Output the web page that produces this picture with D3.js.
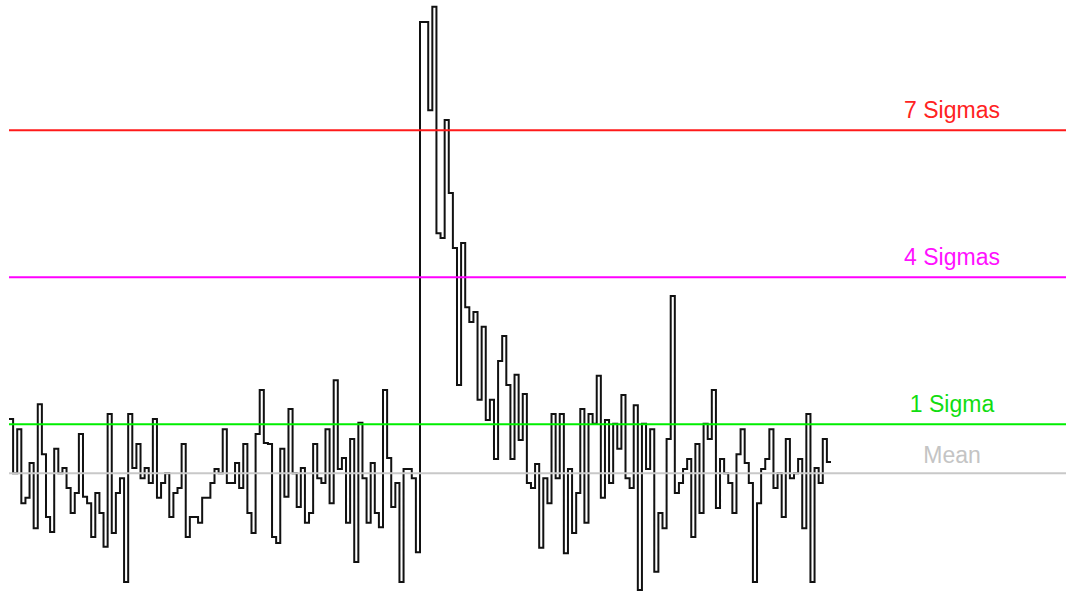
<!DOCTYPE html>
<html>
<head>
<meta charset="utf-8">
<script src="https://cdn.jsdelivr.net/npm/d3@7"></script>
<style>
  html, body { margin: 0; padding: 0; background: #fff; }
  svg { display: block; }
</style>
</head>
<body>
<svg id="chart" width="1066" height="591"></svg>
<script>
// Signal per bin, in units of standard deviations from the mean
const signal = [
  1.11, 0.00, 0.90, -0.61, -0.50, 0.21, -1.12, 1.41, 0.39, -0.89,
  -1.20, 0.50, 0.00, 0.11, -0.30, -0.81, -0.40, 0.80, -0.48, -0.61,
  -1.30, -0.40, -0.81, -1.50, 1.21, -1.22, -0.40, -0.10, -2.22, 1.21,
  0.11, 0.60, -0.10, 0.11, -0.20, 1.11, -0.50, -0.20, 0.00, -0.89,
  -0.40, -0.30, 0.60, -1.30, -0.89, -0.89, -1.01, -0.50, -0.50, -0.20,
  0.09, 0.00, 0.90, -0.20, -0.20, 0.21, -0.30, 0.60, -0.81, -1.22,
  0.80, 1.70, 0.62, 0.60, -1.30, -1.42, 0.50, -0.48, 1.31, 0.00,
  -0.69, 0.11, -1.01, -0.81, 0.60, -0.10, -0.20, 0.90, -0.61, 1.90,
  0.09, 0.31, -1.01, 0.70, -1.81, 1.03, -0.10, -1.01, 0.21, -0.81,
  -1.10, 1.70, 0.31, -0.69, -0.20, -2.22, 0.09, 0.09, -0.10, -1.61,
  9.21, 9.21, 7.41, 9.52, 4.90, 4.80, 7.21, 5.72, 4.60, 1.80,
  4.70, 3.39, 3.09, 3.29, 1.50, 2.99, 1.09, 1.50, 0.29, 2.29,
  2.80, 1.80, 0.29, 2.01, 0.68, 1.62, -0.20, -0.30, 0.19, -1.52,
  -0.10, -0.61, 1.21, -0.10, 1.21, -1.63, 0.09, -1.22, -0.40, 1.31,
  -1.01, 1.21, 1.01, 1.99, -0.50, 1.09, -0.20, 1.01, 0.50, 1.60,
  -0.10, -0.30, 1.39, -2.38, 1.01, 0.09, 0.90, -2.01, -0.81, -1.12,
  0.70, 3.62, -0.40, -0.20, 0.09, 0.29, -1.30, 0.60, -0.81, 1.01,
  0.70, 1.70, -0.71, 0.29, 0.00, -0.20, -0.81, 0.39, 0.90, 0.21,
  -0.20, -2.22, -0.61, 0.09, 0.29, 0.90, -0.30, 0.00, -0.89, 0.70,
  -0.10, 0.00, 0.29, -1.12, 1.21, -2.22, 0.11, -0.20, 0.70, 0.23
];

// Threshold levels (sigmas above the mean) with their labels and colours
const levelValues = [7, 4, 1, 0];
const levelLabels = ["7 Sigmas", "4 Sigmas", "1 Sigma", "Mean"];
const levelColors = ["#ff1a1a", "#ff00ff", "#00ee00", "#c8c8c8"];
const labelColors = ["#ff2222", "#ff11ff", "#11dd11", "#c4c4c4"];

const width = 1066, height = 591;
const svg = d3.select("#chart");

const x = d3.scaleLinear().domain([0, signal.length]).range([9, 831]);
const y = d3.scaleLinear().domain([0, 7]).range([473.3, 130.3]);

// Step trace: each bin holds its value until the next one
const points = signal.map((v, i) => [i, v]);
points.push([signal.length, signal[signal.length - 1]]);

const line = d3.line()
  .x(d => x(d[0]))
  .y(d => y(d[1]))
  .curve(d3.curveStepAfter);

svg.append("path")
  .datum(points)
  .attr("d", line)
  .attr("fill", "none")
  .attr("stroke", "#111")
  .attr("stroke-width", 2)
  .attr("stroke-linejoin", "miter");

// Horizontal reference lines
const levels = levelValues.map((v, i) => ({
  value: v, label: levelLabels[i], color: levelColors[i], textColor: labelColors[i]
}));

svg.selectAll("line.level")
  .data(levels)
  .join("line")
  .attr("class", "level")
  .attr("x1", x(0))
  .attr("x2", width)
  .attr("y1", d => y(d.value))
  .attr("y2", d => y(d.value))
  .attr("stroke", d => d.color)
  .attr("stroke-width", 2);

svg.selectAll("text.level-label")
  .data(levels)
  .join("text")
  .attr("class", "level-label")
  .attr("x", 952)
  .attr("y", d => y(d.value) - (d.value === 0 ? 10 : 12.5))
  .attr("text-anchor", "middle")
  .attr("font-family", "'Liberation Sans', Arial, Helvetica, sans-serif")
  .attr("font-size", 23)
  .attr("fill", d => d.textColor)
  .text(d => d.label);
</script>
</body>
</html>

------------------------------------

Copy the data character for character, but drop all pictures from the copy.

Output the web page that produces this picture with D3.js.
<!DOCTYPE html>
<html>
<head>
<meta charset="utf-8">
<script src="https://cdn.jsdelivr.net/npm/d3@7"></script>
<style>
  html, body { margin: 0; padding: 0; background: #fff; }
  svg { display: block; }
</style>
</head>
<body>
<svg id="chart" width="1066" height="591"></svg>
<script>
// Signal per bin, in units of standard deviations from the mean
const signal = [
  1.11, 0.00, 0.90, -0.61, -0.50, 0.21, -1.12, 1.41, 0.39, -0.89,
  -1.20, 0.50, 0.00, 0.11, -0.30, -0.81, -0.40, 0.80, -0.48, -0.61,
  -1.30, -0.40, -0.81, -1.50, 1.21, -1.22, -0.40, -0.10, -2.22, 1.21,
  0.11, 0.60, -0.10, 0.11, -0.20, 1.11, -0.50, -0.20, 0.00, -0.89,
  -0.40, -0.30, 0.60, -1.30, -0.89, -0.89, -1.01, -0.50, -0.50, -0.20,
  0.09, 0.00, 0.90, -0.20, -0.20, 0.21, -0.30, 0.60, -0.81, -1.22,
  0.80, 1.70, 0.62, 0.60, -1.30, -1.42, 0.50, -0.48, 1.31, 0.00,
  -0.69, 0.11, -1.01, -0.81, 0.60, -0.10, -0.20, 0.90, -0.61, 1.90,
  0.09, 0.31, -1.01, 0.70, -1.81, 1.03, -0.10, -1.01, 0.21, -0.81,
  -1.10, 1.70, 0.31, -0.69, -0.20, -2.22, 0.09, 0.09, -0.10, -1.61,
  9.21, 9.21, 7.41, 9.52, 4.90, 4.80, 7.21, 5.72, 4.60, 1.80,
  4.70, 3.39, 3.09, 3.29, 1.50, 2.99, 1.09, 1.50, 0.29, 2.29,
  2.80, 1.80, 0.29, 2.01, 0.68, 1.62, -0.20, -0.30, 0.19, -1.52,
  -0.10, -0.61, 1.21, -0.10, 1.21, -1.63, 0.09, -1.22, -0.40, 1.31,
  -1.01, 1.21, 1.01, 1.99, -0.50, 1.09, -0.20, 1.01, 0.50, 1.60,
  -0.10, -0.30, 1.39, -2.38, 1.01, 0.09, 0.90, -2.01, -0.81, -1.12,
  0.70, 3.62, -0.40, -0.20, 0.09, 0.29, -1.30, 0.60, -0.81, 1.01,
  0.70, 1.70, -0.71, 0.29, 0.00, -0.20, -0.81, 0.39, 0.90, 0.21,
  -0.20, -2.22, -0.61, 0.09, 0.29, 0.90, -0.30, 0.00, -0.89, 0.70,
  -0.10, 0.00, 0.29, -1.12, 1.21, -2.22, 0.11, -0.20, 0.70, 0.23
];

// Threshold levels (sigmas above the mean) with their labels and colours
const levelValues = [7, 4, 1, 0];
const levelLabels = ["7 Sigmas", "4 Sigmas", "1 Sigma", "Mean"];
const levelColors = ["#ff1a1a", "#ff00ff", "#00ee00", "#c8c8c8"];
const labelColors = ["#ff2222", "#ff11ff", "#11dd11", "#c4c4c4"];

const width = 1066, height = 591;
const svg = d3.select("#chart");

const x = d3.scaleLinear().domain([0, signal.length]).range([9, 831]);
const y = d3.scaleLinear().domain([0, 7]).range([473.3, 130.3]);

// Step trace: each bin holds its value until the next one
const points = signal.map((v, i) => [i, v]);
points.push([signal.length, signal[signal.length - 1]]);

const line = d3.line()
  .x(d => x(d[0]))
  .y(d => y(d[1]))
  .curve(d3.curveStepAfter);

svg.append("path")
  .datum(points)
  .attr("d", line)
  .attr("fill", "none")
  .attr("stroke", "#111")
  .attr("stroke-width", 2)
  .attr("stroke-linejoin", "miter");

// Horizontal reference lines
const levels = levelValues.map((v, i) => ({
  value: v, label: levelLabels[i], color: levelColors[i], textColor: labelColors[i]
}));

svg.selectAll("line.level")
  .data(levels)
  .join("line")
  .attr("class", "level")
  .attr("x1", x(0))
  .attr("x2", width)
  .attr("y1", d => y(d.value))
  .attr("y2", d => y(d.value))
  .attr("stroke", d => d.color)
  .attr("stroke-width", 2);

svg.selectAll("text.level-label")
  .data(levels)
  .join("text")
  .attr("class", "level-label")
  .attr("x", 952)
  .attr("y", d => y(d.value) - (d.value === 0 ? 10 : 12.5))
  .attr("text-anchor", "middle")
  .attr("font-family", "'Liberation Sans', Arial, Helvetica, sans-serif")
  .attr("font-size", 23)
  .attr("fill", d => d.textColor)
  .text(d => d.label);
</script>
</body>
</html>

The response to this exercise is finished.